In Boys Don’t Cry, there was some artistic license taken with the murder scene, but for many people, their only knowledge of Brandon’s story — and maybe even rural Nebraska — is from the film. This is a state that prides itself on exciting college football, great steak, and a Midwestern work ethic. Understandably, Nebraskans bristle at the suggestion that Nissen and Lotter somehow exemplify attitudes in the state and that people in Middle America might be portrayed as “unenlightened rubes,” as the former prosecutor in charge of the criminal trial, Jim Elworth, wrote in an email. He continued, “Nebraska has not changed, and thank goodness. It remains populated by good people who get up and go to work every day, treat others with respect and try their best to raise their children properly…” Elworth won convictions for both men.
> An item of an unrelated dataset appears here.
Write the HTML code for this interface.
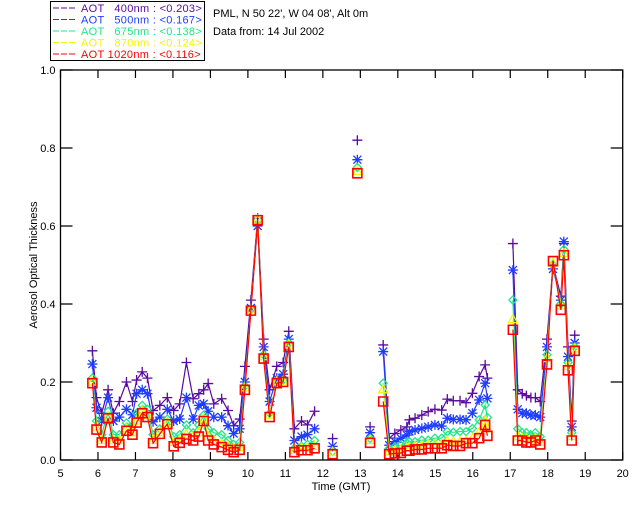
<!DOCTYPE html>
<html><head><meta charset="utf-8"><style>
body{margin:0;background:#fff;}
svg{display:block;font-family:"Liberation Sans",sans-serif;}
</style></head><body>
<svg id="chart" width="640" height="512" viewBox="0 0 640 512" xmlns="http://www.w3.org/2000/svg">
<rect width="640" height="512" fill="#fff"/>
<g id="legend">
<rect x="50.5" y="1.5" width="154" height="59" fill="#fff" stroke="#000" stroke-width="1"/>
</g>
<text x="213" y="17" font-size="11">PML, N 50 22', W 04 08', Alt 0m</text>
<text x="213" y="35" font-size="11">Data from: 14 Jul 2002</text>
<g id="axes"></g>
<g id="series"></g>
<text x="341" y="490" font-size="11" text-anchor="middle">Time (GMT)</text>
<text transform="translate(37,265) rotate(-90)" font-size="11" text-anchor="middle">Aerosol Optical Thickness</text>
</svg>
<script>
const times = [5.85,5.96,6.1,6.27,6.41,6.57,6.76,6.92,7.03,7.18,7.32,7.47,7.65,7.85,8.02,8.18,8.36,8.54,8.69,8.82,8.94,9.09,9.3,9.47,9.62,9.78,9.92,10.08,10.26,10.42,10.58,10.77,10.94,11.09,11.24,11.43,11.59,11.78,null,12.26,null,12.92,null,13.26,null,13.61,13.77,13.92,14.08,14.24,14.31,14.46,14.64,14.81,14.99,15.17,15.32,15.48,15.66,15.82,15.99,16.17,16.33,16.39,null,17.07,17.2,17.32,17.43,17.55,17.67,17.8,17.98,18.14,18.35,18.43,18.54,18.64,18.72];
const aot400 = [0.28,0.16,0.12,0.18,0.12,0.15,0.2,0.15,0.205,0.226,0.21,0.127,0.14,0.16,0.127,0.144,0.25,0.157,0.17,0.18,0.196,0.144,0.157,0.127,0.088,0.105,0.24,0.41,0.62,0.31,0.18,0.24,0.25,0.33,0.08,0.1,0.09,0.125,null,0.055,null,0.82,null,0.085,null,0.295,0.056,0.068,0.077,0.085,0.103,0.107,0.115,0.124,0.13,0.128,0.156,0.152,0.152,0.147,0.171,0.214,0.244,0.21,null,0.555,0.18,0.17,0.165,0.16,0.16,0.15,0.31,0.5,0.42,0.555,0.29,0.1,0.32];
const aot500 = [0.246,0.134,0.1,0.16,0.1,0.11,0.13,0.116,0.17,0.18,0.17,0.098,0.11,0.13,0.1,0.105,0.16,0.105,0.14,0.144,0.125,0.11,0.11,0.088,0.068,0.08,0.2,0.39,0.6,0.29,0.15,0.21,0.22,0.31,0.05,0.06,0.065,0.08,null,0.035,null,0.77,null,0.07,null,0.278,0.038,0.047,0.056,0.064,0.073,0.077,0.081,0.085,0.09,0.087,0.107,0.104,0.104,0.103,0.12,0.154,0.197,0.158,null,0.487,0.13,0.12,0.12,0.115,0.115,0.11,0.29,0.49,0.41,0.56,0.265,0.085,0.3];
const aot675 = [0.21,0.1,0.065,0.125,0.065,0.065,0.095,0.085,0.12,0.14,0.13,0.065,0.08,0.105,0.06,0.065,0.09,0.07,0.09,0.115,0.08,0.07,0.065,0.05,0.04,0.045,0.19,0.385,0.615,0.27,0.12,0.2,0.205,0.3,0.03,0.035,0.04,0.05,null,0.022,null,0.75,null,0.055,null,0.197,0.03,0.034,0.038,0.044,0.047,0.047,0.051,0.051,0.056,0.056,0.073,0.071,0.073,0.073,0.081,0.103,0.141,0.109,null,0.41,0.08,0.07,0.07,0.065,0.07,0.06,0.27,0.5,0.4,0.54,0.25,0.07,0.29];
const aot870 = [0.2,0.085,0.05,0.11,0.05,0.05,0.08,0.07,0.1,0.125,0.115,0.05,0.07,0.095,0.045,0.05,0.065,0.06,0.07,0.105,0.06,0.05,0.04,0.035,0.03,0.032,0.185,0.385,0.615,0.265,0.115,0.2,0.2,0.295,0.025,0.03,0.03,0.035,null,0.02,null,0.74,null,0.05,null,0.18,0.021,0.024,0.026,0.03,0.032,0.034,0.036,0.038,0.04,0.04,0.048,0.046,0.046,0.048,0.055,0.07,0.1,0.08,null,0.36,0.06,0.055,0.055,0.05,0.055,0.045,0.26,0.505,0.395,0.53,0.24,0.06,0.285];
const aot1020 = [0.197,0.078,0.045,0.107,0.045,0.04,0.075,0.065,0.096,0.12,0.11,0.043,0.067,0.092,0.035,0.044,0.054,0.05,0.06,0.1,0.05,0.04,0.033,0.026,0.02,0.026,0.18,0.383,0.615,0.26,0.11,0.197,0.2,0.29,0.02,0.025,0.025,0.03,null,0.015,null,0.735,null,0.044,null,0.15,0.015,0.017,0.018,0.024,0.024,0.027,0.027,0.03,0.03,0.03,0.038,0.036,0.036,0.043,0.043,0.056,0.09,0.062,null,0.334,0.05,0.05,0.045,0.045,0.05,0.04,0.245,0.51,0.385,0.525,0.23,0.05,0.28];
const seriesNames = ["400nm","500nm","675nm","870nm","1020nm"];
const seriesMeans = ["0.203","0.167","0.138","0.124","0.116"];
const xTicks = [5,6,7,8,9,10,11,12,13,14,15,16,17,18,19,20];
const yTicks = [0.0,0.2,0.4,0.6,0.8,1.0];

const NS="http://www.w3.org/2000/svg";
const X0=60.5,X1=622.7,Y0=460,Y1=70;
function xs(t){return X0+(t-5)/15*(X1-X0);}
function ys(v){return Y0-v*(Y0-Y1);}
function mk(tag,attrs,parent){const e=document.createElementNS(NS,tag);for(const k in attrs)e.setAttribute(k,attrs[k]);parent.appendChild(e);return e;}

const axes=document.getElementById('axes');
const frame=mk('rect',{x:X0,y:Y1,width:X1-X0,height:Y0-Y1,fill:'none',stroke:'#000','stroke-width':1.3},axes);


xTicks.forEach(t=>{
  const x=xs(t);
  const tk=mk('path',{d:`M${x},${Y0}v-8M${x},${Y1}v8`,stroke:'#000','stroke-width':1.2},axes);
  
  
  const lb=mk('text',{x:x,y:Y0+17,'font-size':11,'text-anchor':'middle'},axes);
  lb.textContent=t;
  
  
});
yTicks.forEach(v=>{
  const y=ys(v);
  const tk=mk('path',{d:`M${X0},${y}h12M${X1},${y}h-12`,stroke:'#000','stroke-width':1.2},axes);
  
  
  const lb=mk('text',{x:X0-5,y:y+4,'font-size':11,'text-anchor':'end'},axes);
  lb.textContent=v.toFixed(1);
  
  
});

const colors=["#5a0a9e","#1f3dff","#1ee68c","#f5f500","#ff0000"];
const markers=["plus","star","diamond","triangle","square"];
const allSeries=[aot400,aot500,aot675,aot870,aot1020];
const sg=document.getElementById('series');

function marker(kind,x,y,c,g){
  let d;
  if(kind==="plus")d=`M${x-5},${y}h10M${x},${y-5}v10`;
  else if(kind==="star")d=`M${x-5},${y}h10M${x},${y-5}v10M${x-4},${y-4}l8,8M${x-4},${y+4}l8,-8`;
  else if(kind==="diamond")d=`M${x},${y-4}l4,4l-4,4l-4,-4z`;
  else if(kind==="triangle")d=`M${x},${y-5}l4.5,8h-9z`;
  else d=`M${x-4.5},${y-4.5}h9v9h-9z`;
  const m=mk('path',{d:d,fill:'none',stroke:c,'stroke-width':kind==="square"?1.6:1.3},g);
  
  
}

allSeries.forEach((vals,si)=>{
  const g=mk('g',{},sg);
  
  
  let d="",pen=false;
  times.forEach((t,i)=>{
    if(t===null||vals[i]===null){pen=false;return;}
    d+=(pen?"L":"M")+xs(t).toFixed(1)+","+ys(vals[i]).toFixed(1);
    pen=true;
  });
  const ln=mk('path',{d:d,fill:'none',stroke:colors[si],'stroke-width':1.2},g);
  
  
  times.forEach((t,i)=>{
    if(t===null||vals[i]===null)return;
    marker(markers[si],xs(t),ys(vals[i]),colors[si],g);
  });
});

const lg=document.getElementById('legend');
seriesNames.forEach((n,i)=>{
  const y=8+i*11.5;
  const l=mk('path',{d:`M53,${y}h6M61,${y}h6M69,${y}h6`,stroke:colors[i],'stroke-width':1},lg);
  
  
  const tx=mk('text',{x:81,y:y+4,'font-size':11,fill:colors[i],'letter-spacing':'0.3'},lg);
  tx.textContent="AOT "+(n.length<6?"\u00a0\u00a0":"")+n+" : <"+seriesMeans[i]+">";
  
  
});
</script>
</body></html>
Lotter is on death row, and Nissen is in prison for life.

As a community, we’re still fighting our battle to exist, to live freely and safely the way we are, but for many of us, myself included, I find I am celebrated and supported far more than not. In other words, I live in privilege not fearing for my life when others find out I am a transgender gay man. 

Brandon’s story is a devastating one and mirrors many other transgender people’s stories. Today, let’s take some time to think on those we have lost, those that never deserved the hate and violence they were given, but let’s also continue to fight against transphobia in the hopes that one day, we can all live safely as our authentic selves.